== Directive ==
Below are some records. Pull every line that contains the word "would".

## START Raw records

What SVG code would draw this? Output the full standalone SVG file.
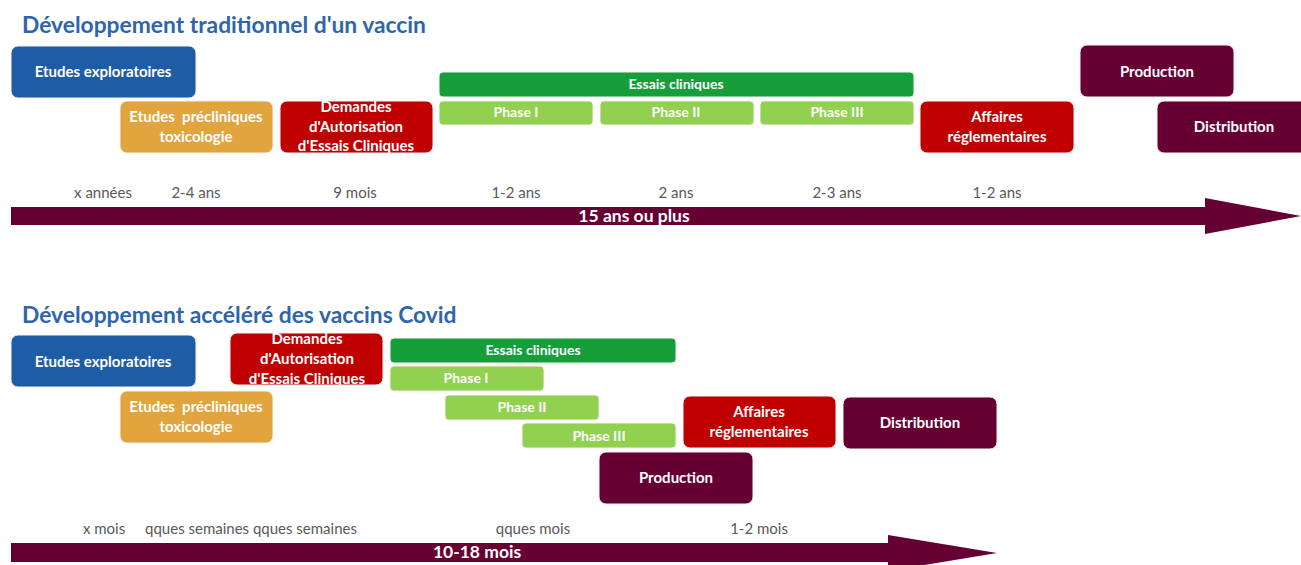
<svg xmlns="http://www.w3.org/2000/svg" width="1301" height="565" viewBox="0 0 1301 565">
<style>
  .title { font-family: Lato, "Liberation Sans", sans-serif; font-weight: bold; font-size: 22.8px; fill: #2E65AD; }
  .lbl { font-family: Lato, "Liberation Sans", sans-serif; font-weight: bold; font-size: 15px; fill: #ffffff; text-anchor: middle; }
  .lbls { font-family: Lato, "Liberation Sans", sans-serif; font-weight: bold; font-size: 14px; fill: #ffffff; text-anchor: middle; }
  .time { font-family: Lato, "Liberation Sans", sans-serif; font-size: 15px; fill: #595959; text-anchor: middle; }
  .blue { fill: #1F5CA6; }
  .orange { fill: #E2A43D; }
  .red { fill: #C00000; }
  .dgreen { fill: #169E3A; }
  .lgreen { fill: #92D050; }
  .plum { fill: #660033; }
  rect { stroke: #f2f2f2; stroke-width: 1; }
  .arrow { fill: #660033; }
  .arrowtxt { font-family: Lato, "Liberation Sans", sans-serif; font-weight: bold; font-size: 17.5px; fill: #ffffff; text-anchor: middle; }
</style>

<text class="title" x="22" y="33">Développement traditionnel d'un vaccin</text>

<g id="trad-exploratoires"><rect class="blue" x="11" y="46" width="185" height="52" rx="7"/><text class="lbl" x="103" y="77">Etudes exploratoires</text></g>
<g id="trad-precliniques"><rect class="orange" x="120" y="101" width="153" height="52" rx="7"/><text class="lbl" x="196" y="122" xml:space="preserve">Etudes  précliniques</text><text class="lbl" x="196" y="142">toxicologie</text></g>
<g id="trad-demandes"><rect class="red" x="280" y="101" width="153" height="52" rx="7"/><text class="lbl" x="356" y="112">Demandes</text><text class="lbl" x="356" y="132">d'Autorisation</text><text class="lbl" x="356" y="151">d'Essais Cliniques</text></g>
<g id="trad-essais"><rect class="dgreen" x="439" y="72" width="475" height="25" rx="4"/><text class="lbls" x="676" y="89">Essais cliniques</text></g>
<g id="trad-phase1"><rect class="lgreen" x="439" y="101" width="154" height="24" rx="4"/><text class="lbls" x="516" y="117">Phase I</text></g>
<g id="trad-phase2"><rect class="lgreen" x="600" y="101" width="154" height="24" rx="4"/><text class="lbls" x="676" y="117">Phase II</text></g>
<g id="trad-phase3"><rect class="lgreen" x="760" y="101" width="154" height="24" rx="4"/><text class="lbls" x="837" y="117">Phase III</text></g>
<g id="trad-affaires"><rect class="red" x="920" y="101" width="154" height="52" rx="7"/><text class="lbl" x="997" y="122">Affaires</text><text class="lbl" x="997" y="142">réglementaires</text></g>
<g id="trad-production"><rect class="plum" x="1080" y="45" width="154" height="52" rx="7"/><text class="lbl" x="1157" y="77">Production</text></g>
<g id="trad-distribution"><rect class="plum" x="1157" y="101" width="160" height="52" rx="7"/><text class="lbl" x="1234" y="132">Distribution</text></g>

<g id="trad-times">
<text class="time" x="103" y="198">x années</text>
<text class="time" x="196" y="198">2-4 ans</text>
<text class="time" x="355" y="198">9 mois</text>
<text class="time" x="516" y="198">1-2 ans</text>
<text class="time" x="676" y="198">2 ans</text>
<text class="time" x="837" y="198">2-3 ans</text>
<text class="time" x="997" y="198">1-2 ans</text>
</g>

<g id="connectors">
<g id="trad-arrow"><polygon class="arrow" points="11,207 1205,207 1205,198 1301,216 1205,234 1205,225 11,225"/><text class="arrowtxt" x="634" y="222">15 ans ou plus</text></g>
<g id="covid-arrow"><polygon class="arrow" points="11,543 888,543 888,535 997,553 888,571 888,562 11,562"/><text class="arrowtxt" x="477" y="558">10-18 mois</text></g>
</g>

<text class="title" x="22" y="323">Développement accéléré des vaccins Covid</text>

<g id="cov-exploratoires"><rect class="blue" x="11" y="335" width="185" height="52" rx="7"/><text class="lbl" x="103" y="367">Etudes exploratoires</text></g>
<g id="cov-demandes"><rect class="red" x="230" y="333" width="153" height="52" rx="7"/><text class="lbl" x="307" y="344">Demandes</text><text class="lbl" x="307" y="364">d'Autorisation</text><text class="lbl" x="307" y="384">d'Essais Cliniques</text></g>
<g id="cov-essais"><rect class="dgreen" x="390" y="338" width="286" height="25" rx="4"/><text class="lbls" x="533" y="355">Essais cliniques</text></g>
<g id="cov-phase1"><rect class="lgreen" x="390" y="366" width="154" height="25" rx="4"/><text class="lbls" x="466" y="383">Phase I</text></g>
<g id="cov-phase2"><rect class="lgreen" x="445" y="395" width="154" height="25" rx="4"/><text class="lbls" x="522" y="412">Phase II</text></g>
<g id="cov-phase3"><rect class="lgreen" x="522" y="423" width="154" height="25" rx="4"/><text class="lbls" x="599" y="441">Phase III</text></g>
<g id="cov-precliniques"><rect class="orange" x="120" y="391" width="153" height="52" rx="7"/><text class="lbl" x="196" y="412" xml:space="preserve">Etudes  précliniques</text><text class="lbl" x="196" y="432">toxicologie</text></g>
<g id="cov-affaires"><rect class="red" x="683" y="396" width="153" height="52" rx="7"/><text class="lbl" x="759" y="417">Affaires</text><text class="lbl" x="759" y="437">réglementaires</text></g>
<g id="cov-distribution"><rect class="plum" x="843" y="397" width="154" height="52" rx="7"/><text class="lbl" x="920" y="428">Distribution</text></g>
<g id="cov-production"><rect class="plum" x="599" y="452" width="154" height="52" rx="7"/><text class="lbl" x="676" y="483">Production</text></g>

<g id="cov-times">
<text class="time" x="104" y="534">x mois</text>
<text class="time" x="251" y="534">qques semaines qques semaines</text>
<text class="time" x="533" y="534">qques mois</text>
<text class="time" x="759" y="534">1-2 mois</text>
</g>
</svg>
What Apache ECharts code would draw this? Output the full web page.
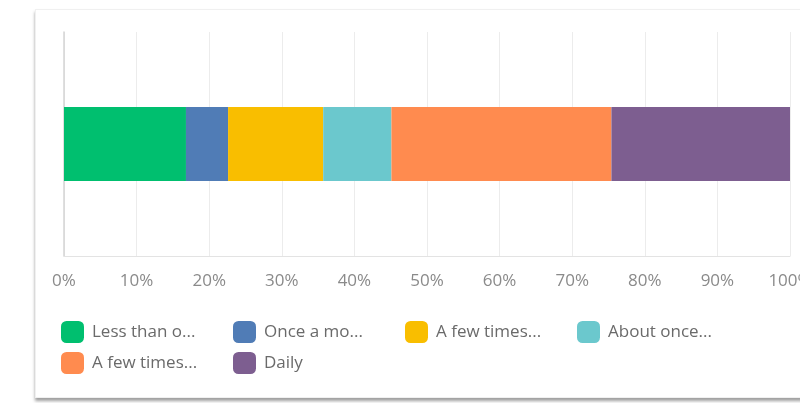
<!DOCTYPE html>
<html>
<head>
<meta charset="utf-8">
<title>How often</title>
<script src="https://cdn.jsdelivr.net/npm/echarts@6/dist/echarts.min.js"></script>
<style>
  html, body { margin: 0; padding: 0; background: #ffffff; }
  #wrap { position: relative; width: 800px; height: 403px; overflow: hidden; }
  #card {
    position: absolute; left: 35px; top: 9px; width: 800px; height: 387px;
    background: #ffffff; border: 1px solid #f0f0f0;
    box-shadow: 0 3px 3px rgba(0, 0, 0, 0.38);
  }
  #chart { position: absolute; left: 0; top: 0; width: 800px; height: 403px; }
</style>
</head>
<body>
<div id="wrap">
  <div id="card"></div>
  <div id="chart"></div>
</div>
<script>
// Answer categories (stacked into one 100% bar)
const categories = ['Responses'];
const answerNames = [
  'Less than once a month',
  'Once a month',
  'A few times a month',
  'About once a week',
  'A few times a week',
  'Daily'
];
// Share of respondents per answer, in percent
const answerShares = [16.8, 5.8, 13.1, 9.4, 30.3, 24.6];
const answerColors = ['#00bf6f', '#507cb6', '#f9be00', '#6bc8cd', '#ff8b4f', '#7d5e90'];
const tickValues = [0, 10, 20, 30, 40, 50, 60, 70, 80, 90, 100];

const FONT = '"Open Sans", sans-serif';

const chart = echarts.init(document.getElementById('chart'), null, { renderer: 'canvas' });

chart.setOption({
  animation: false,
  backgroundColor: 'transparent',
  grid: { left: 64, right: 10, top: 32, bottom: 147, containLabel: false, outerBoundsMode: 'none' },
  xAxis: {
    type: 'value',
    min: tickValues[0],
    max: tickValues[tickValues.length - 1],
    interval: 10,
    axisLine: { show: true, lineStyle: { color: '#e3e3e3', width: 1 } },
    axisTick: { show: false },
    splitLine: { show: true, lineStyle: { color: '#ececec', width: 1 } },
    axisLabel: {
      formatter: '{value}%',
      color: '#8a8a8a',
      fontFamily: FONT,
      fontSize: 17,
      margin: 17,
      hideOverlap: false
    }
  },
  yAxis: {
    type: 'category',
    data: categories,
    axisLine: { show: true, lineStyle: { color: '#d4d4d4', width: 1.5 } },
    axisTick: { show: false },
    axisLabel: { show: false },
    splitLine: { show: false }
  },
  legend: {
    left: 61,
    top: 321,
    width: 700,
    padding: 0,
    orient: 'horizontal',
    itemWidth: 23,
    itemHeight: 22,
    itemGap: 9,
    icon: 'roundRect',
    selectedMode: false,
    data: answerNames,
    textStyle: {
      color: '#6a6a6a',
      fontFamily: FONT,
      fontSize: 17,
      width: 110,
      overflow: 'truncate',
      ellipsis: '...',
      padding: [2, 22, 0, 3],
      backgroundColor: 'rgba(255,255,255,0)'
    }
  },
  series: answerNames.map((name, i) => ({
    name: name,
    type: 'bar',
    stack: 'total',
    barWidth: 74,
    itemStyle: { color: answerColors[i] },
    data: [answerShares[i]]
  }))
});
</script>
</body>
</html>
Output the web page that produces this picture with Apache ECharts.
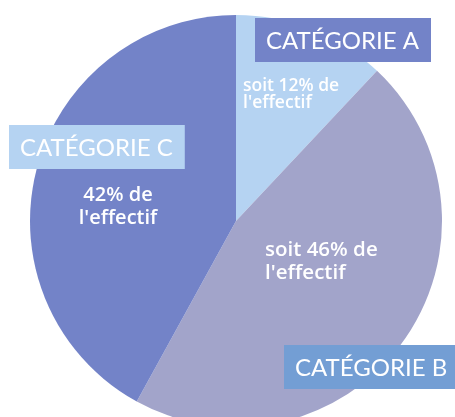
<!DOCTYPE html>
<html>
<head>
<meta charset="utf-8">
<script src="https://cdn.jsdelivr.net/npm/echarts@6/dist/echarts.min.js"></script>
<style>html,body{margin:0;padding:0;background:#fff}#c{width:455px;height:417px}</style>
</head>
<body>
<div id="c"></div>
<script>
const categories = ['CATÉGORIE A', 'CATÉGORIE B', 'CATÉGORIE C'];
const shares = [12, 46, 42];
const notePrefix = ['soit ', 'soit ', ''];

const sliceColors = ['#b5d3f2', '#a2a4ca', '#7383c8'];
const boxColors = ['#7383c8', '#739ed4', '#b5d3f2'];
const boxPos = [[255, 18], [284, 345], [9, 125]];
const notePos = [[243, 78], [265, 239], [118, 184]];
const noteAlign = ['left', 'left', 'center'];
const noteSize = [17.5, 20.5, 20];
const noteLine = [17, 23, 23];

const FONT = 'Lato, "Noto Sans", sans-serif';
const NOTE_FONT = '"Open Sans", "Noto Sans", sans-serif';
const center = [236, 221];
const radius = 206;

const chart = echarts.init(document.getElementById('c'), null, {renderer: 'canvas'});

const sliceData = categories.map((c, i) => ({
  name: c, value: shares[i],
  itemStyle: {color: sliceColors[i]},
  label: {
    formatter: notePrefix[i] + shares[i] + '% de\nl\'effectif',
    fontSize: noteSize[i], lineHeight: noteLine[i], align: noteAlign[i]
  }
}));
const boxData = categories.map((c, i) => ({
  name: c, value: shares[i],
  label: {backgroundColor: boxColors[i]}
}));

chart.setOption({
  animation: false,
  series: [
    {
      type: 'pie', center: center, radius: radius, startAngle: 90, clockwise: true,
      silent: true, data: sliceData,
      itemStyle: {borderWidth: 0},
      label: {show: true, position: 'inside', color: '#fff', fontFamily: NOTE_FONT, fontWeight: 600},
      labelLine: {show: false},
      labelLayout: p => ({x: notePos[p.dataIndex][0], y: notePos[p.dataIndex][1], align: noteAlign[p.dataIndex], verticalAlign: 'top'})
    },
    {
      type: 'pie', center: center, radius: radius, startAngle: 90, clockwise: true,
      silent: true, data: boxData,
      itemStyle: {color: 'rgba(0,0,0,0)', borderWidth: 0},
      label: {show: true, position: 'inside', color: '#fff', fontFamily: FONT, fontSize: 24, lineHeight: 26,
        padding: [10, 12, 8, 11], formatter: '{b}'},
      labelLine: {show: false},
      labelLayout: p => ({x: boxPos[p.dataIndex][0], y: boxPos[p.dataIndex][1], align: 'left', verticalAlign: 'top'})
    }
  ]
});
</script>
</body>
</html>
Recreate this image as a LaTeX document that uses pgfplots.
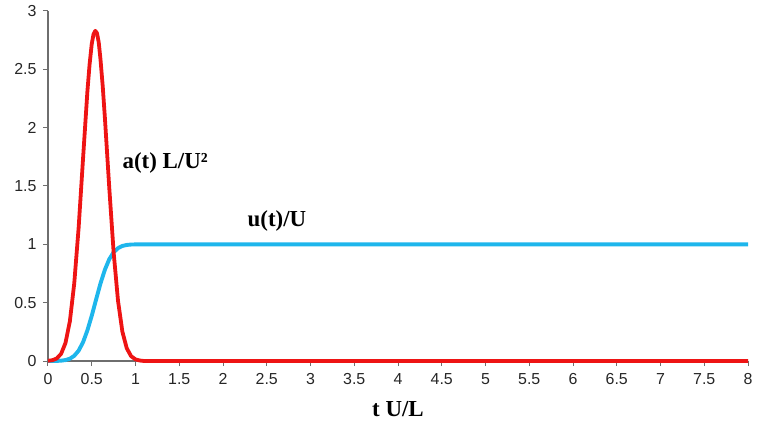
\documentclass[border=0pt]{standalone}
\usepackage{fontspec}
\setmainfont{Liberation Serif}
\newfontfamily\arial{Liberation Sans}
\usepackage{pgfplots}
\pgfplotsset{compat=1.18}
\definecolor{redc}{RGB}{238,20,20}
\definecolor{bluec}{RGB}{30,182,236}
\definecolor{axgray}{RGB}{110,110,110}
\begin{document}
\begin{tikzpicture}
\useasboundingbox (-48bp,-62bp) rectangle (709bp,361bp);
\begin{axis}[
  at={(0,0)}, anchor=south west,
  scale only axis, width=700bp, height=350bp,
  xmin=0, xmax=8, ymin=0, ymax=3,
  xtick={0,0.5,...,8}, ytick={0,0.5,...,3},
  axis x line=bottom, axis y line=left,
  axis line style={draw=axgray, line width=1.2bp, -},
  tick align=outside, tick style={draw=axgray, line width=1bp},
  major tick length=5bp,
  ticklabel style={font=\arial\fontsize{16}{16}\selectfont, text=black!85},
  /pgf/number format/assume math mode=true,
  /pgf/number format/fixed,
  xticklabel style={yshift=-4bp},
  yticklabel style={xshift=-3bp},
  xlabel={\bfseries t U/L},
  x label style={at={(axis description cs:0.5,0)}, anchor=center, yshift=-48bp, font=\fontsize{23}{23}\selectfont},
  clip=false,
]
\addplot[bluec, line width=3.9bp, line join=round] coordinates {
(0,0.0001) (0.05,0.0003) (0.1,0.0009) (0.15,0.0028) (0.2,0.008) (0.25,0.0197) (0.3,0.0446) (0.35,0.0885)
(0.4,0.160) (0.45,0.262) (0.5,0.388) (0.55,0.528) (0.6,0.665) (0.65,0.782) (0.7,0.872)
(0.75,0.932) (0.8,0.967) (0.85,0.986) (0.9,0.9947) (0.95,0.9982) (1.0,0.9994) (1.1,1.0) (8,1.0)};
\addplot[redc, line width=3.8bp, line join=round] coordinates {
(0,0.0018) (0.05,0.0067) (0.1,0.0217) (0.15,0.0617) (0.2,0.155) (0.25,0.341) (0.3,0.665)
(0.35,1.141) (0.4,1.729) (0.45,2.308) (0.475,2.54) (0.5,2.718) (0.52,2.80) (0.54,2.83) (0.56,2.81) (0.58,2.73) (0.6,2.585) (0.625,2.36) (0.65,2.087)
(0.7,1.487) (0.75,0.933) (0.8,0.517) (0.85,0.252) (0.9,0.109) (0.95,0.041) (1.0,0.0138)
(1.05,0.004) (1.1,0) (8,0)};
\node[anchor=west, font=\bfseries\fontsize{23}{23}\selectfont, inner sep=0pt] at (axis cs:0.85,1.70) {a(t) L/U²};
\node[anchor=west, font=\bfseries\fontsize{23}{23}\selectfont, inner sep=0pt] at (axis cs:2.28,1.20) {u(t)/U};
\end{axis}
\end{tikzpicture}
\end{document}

## END Raw records

== Output for this task ==
What SVG code would draw this? Output the full standalone SVG file.
What Apache ECharts code would draw this? Output the full web page.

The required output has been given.